Friday, November 7, 2008

A Few Things The "Downloading Revolution" Has Destroyed

Album art and liner notes.

The smell of new music.

Spending/ investing many (wonderful) hours at independent brick and mortar music shops, simply browsing.

Rolling, ahem, cigarettes, ahem, on gatefold sleeves.

Scrounging for milk crates, most often behind convenience stores, to store your albums (LP's).

Organizing your albums alphabetically, chronologically, by genre, whatever.

Buying new albums based solely on artwork or band name and, occasionally, finding a real treasure.

The experience and excitement of searching for months (or years!), and finally finding that rare CD or LP.

Trading in old albums you no longer listen to for something new.

Bragging rights on the size and diversity of your collection.

7 comments:

Brave Sir Robin said...

How about making mixed tapes, and the hours of enjoyment that brought!

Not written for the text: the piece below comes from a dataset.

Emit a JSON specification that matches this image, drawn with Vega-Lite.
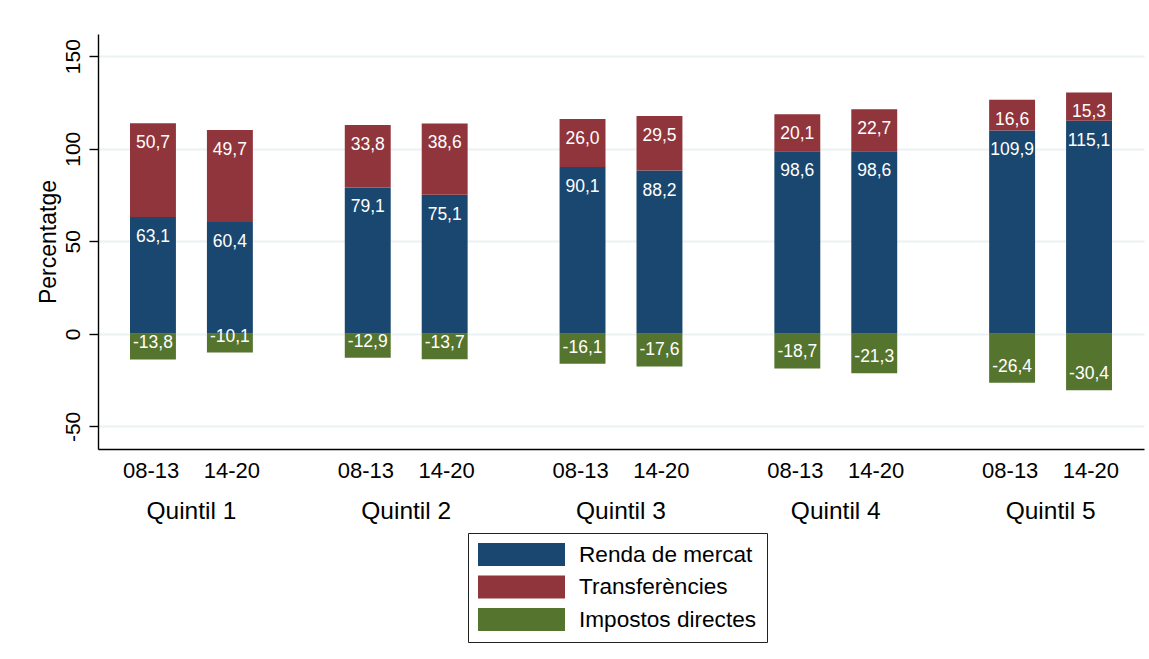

Actually listening to the songs while recording! Keeping your finger on the pause button, ready to react when the last note of the song was played!!! Haha, good times!

CTV said...

"Organizing your albums alphabetically, chronologically, by genre, whatever."

Oh, I organise my MP3 collection. Tagging, special folders, the works.

But the other points are well made, as is brave sir robin's.

Uncle E said...

You're both correct, but Dude, organizing your collection with a mouse click as compared to physically taking a day...well, it's not just the same. My god, I even went so far once to sort not just chronologically but by spine color! Sheesh...

CTV said...

Ha, that is obsessive. And objectionable. I hated having a cluster of spines of the same colour. Made it look like I had a bloody box set in my collection.

Tell you what I don't miss: Having to put LPs back where they belong, in their correct place. So they'd pile up, undoing my system (by genre, then alphabetically).

Uncle E said...

I didn't like that either, Dude. And yes the organizing by spine colour didn't last too long, probably as soon as I came down from whatever buzz I was on at the time.

Erin said...

Songwriters have ben robbed of a lovely, lyrical word:

"stereo"

It sings beautifully and rhymes with all sorts of other pretty words, unlike this clunker: iPod

Why don't the geniuses who name new products consider these things?

Holly A Hughes said...

Organizing by spine color -- why didn't I think of that?

How about having to kneel down next to your stereo so you could set the needle down just perfectly between tracks? I had that skill honed so perfectly -- and now it's useless! Of course, I only honed that skill because I was so bad at the other vinyl skill -- having enough patience to listen to an entire album all the way through.